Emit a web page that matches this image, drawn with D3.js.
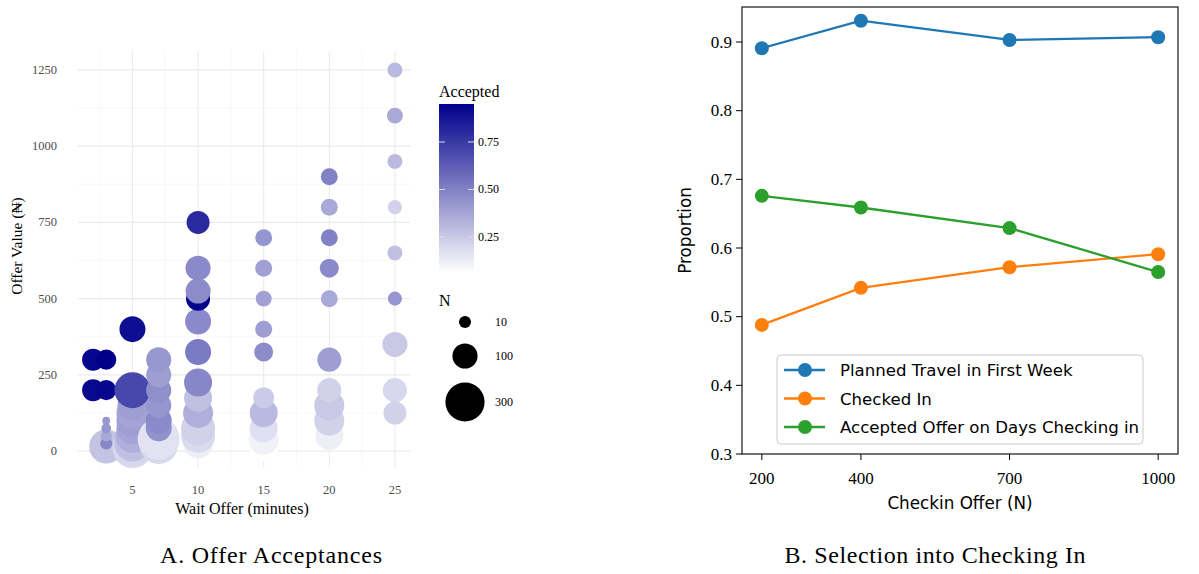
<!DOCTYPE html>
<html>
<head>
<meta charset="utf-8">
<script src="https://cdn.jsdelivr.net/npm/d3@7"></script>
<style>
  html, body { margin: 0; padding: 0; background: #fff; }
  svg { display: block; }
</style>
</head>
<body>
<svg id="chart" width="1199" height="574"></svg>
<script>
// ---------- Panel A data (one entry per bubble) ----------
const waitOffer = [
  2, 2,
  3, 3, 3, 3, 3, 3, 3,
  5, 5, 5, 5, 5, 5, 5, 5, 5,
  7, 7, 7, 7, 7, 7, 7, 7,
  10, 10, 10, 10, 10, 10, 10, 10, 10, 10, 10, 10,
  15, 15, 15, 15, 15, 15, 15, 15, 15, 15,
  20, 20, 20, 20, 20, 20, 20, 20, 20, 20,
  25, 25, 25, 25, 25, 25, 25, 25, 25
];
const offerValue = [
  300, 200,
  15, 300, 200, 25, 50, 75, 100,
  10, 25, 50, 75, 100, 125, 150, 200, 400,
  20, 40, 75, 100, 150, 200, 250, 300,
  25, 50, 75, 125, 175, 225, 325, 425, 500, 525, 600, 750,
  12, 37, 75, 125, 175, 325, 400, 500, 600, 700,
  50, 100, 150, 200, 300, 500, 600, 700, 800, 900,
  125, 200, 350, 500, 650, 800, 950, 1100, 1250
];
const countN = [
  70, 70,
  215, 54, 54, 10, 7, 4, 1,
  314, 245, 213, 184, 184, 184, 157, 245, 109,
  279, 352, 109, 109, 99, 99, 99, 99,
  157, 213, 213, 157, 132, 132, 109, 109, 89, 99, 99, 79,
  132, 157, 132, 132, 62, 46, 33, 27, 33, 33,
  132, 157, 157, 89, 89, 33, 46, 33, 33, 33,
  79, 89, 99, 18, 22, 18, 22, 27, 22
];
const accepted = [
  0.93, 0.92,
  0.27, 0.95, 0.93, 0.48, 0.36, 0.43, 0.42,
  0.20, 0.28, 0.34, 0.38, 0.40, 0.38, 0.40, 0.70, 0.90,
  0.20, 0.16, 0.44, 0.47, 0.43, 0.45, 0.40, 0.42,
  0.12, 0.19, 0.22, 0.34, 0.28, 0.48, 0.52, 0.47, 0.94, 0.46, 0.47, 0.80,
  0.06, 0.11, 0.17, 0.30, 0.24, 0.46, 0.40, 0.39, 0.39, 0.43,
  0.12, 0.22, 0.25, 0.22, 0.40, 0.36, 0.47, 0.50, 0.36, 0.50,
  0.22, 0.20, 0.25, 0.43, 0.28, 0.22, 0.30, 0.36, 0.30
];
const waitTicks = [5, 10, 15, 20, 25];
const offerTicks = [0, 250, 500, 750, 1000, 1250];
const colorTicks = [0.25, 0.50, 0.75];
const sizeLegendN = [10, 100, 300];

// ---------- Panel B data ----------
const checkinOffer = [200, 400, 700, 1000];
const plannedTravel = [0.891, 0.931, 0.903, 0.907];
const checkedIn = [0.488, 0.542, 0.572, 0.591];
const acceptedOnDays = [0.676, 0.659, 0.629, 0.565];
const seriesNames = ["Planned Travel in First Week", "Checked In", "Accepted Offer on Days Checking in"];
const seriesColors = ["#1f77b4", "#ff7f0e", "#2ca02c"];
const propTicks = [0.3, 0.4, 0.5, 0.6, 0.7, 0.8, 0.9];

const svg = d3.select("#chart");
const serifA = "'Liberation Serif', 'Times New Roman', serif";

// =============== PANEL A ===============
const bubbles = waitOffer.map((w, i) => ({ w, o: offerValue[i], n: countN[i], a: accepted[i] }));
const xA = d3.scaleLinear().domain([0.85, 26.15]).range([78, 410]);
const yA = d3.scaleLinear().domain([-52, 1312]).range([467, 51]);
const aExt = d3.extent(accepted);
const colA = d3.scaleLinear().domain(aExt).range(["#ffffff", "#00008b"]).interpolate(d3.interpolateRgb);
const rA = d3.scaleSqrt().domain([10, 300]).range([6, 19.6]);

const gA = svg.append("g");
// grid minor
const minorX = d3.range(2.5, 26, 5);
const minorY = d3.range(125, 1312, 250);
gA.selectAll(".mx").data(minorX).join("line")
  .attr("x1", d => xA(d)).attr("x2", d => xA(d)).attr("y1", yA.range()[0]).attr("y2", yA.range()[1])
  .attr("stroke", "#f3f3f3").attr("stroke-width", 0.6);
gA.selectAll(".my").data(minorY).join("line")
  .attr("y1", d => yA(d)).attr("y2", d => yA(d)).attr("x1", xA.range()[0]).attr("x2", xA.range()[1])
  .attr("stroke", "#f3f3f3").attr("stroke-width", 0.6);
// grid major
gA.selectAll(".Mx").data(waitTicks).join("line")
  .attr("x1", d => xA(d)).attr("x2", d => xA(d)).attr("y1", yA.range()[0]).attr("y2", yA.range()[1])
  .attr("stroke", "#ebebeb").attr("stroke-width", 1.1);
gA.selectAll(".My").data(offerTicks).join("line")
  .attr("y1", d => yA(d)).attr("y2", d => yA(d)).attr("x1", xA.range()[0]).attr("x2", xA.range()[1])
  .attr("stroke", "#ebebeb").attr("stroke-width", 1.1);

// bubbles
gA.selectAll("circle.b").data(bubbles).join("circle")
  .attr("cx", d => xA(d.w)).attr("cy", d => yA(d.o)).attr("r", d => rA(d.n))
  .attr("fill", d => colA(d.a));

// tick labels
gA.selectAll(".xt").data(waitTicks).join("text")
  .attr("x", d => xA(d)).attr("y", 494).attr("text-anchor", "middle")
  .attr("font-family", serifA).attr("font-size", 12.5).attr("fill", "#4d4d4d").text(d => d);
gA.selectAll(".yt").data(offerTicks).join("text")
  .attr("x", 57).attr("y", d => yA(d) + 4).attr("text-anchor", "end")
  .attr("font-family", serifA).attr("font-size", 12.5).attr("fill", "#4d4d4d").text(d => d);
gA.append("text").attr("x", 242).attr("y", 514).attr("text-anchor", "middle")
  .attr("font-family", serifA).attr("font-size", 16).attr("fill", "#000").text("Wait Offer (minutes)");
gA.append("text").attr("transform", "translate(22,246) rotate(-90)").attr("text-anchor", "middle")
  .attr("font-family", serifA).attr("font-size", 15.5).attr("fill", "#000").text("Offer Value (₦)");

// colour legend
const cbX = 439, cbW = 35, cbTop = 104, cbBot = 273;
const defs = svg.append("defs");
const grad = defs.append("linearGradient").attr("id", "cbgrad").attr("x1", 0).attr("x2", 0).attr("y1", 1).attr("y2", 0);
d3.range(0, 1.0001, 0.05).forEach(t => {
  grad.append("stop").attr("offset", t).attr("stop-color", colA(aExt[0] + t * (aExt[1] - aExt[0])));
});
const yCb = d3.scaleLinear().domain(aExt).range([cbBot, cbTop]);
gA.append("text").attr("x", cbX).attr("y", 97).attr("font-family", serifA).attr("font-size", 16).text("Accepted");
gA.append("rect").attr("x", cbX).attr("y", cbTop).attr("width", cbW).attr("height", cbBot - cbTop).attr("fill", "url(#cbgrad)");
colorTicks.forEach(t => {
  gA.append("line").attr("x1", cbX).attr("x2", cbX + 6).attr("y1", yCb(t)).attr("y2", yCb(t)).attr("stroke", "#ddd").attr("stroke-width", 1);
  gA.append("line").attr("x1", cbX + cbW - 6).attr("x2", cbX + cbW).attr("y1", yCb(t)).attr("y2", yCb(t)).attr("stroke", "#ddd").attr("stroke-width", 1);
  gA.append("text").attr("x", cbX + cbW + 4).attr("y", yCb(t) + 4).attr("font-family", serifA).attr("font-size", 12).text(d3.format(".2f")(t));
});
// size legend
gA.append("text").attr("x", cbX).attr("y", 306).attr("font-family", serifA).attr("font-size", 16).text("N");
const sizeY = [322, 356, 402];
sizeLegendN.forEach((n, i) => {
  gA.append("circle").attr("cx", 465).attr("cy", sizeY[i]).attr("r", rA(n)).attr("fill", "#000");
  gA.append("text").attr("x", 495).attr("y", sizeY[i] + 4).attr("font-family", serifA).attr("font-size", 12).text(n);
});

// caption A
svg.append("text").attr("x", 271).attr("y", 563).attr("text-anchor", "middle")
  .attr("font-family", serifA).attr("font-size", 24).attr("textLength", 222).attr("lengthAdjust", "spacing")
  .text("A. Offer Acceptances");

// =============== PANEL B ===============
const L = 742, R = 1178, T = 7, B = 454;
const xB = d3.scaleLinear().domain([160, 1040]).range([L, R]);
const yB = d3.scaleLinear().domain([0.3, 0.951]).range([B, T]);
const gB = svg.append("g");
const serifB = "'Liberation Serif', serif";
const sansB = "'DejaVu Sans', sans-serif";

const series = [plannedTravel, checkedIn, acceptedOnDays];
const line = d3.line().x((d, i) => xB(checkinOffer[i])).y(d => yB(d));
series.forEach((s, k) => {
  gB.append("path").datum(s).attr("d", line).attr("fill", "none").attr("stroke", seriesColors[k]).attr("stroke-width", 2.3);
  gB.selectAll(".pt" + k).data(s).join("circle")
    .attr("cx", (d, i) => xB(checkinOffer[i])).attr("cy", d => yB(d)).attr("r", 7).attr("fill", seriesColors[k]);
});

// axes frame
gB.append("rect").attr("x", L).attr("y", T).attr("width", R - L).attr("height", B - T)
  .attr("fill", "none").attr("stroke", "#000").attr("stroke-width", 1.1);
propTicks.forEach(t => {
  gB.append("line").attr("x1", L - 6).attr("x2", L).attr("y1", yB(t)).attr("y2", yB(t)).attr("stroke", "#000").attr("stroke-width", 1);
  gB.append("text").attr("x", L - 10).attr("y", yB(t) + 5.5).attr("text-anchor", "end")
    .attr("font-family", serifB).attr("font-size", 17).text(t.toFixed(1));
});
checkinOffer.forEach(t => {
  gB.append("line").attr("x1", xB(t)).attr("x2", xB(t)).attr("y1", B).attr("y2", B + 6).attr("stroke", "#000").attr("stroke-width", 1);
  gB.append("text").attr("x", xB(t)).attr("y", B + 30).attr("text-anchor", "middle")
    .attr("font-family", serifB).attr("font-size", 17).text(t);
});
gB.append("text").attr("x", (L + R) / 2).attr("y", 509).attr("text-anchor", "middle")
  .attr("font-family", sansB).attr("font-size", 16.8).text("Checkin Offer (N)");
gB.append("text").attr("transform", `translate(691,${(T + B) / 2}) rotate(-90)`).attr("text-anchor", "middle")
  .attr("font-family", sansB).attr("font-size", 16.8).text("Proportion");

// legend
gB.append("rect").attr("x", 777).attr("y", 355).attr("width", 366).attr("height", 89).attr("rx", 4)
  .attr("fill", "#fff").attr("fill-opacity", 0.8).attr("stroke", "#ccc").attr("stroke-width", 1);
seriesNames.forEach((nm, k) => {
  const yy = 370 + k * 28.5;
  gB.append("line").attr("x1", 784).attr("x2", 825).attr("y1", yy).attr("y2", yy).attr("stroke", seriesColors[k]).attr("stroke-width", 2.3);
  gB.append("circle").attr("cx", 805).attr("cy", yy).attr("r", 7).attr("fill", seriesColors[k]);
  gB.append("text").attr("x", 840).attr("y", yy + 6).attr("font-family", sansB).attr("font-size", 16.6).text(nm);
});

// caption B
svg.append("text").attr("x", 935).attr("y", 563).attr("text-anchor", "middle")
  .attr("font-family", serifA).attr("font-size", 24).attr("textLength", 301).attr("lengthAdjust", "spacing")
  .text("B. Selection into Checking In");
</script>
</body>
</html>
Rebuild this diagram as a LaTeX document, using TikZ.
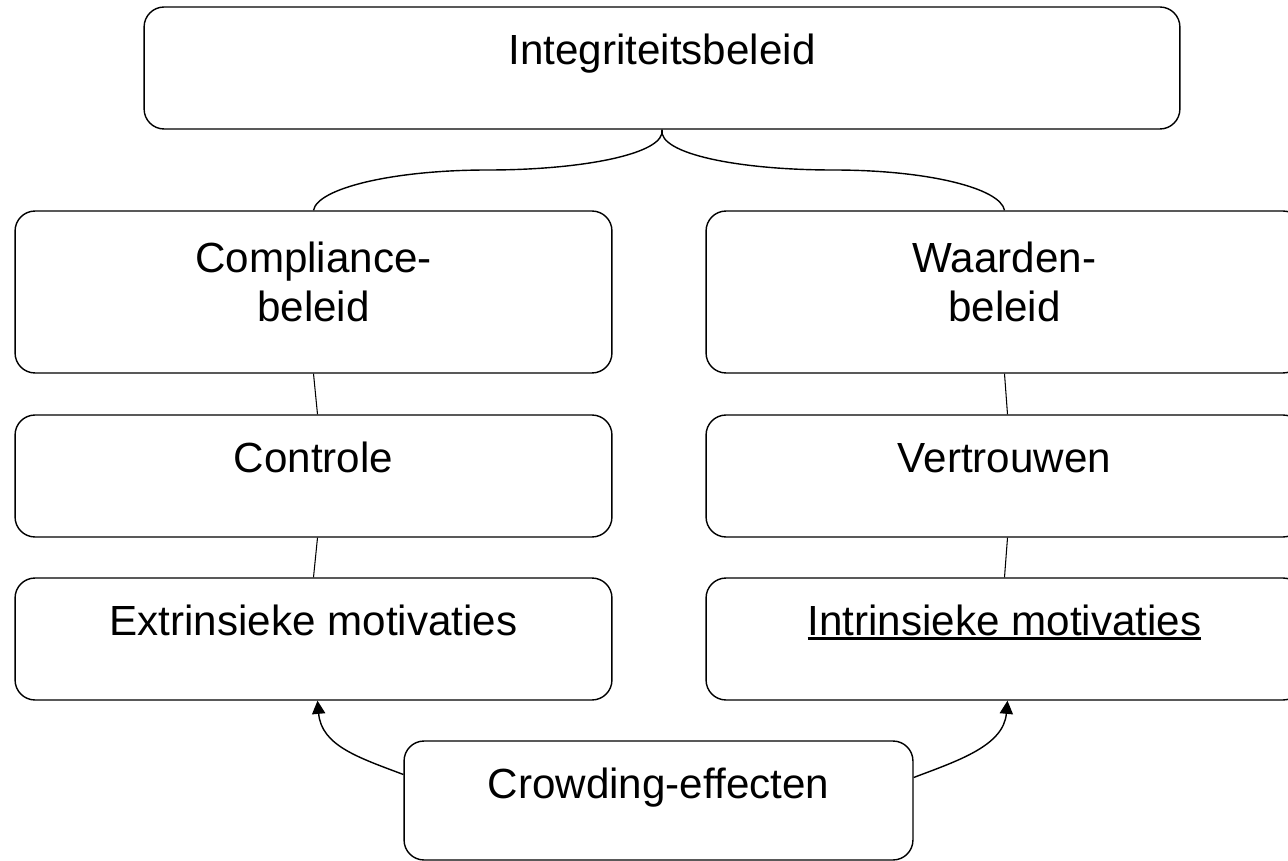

= = = = = = =

▸ Directive:
Copy all the lines above that hold the string "this".

▸ Exercise output:
Emit a web page that matches this image, drawn with D3.js.
Rebuild this diagram as a LaTeX document, using TikZ.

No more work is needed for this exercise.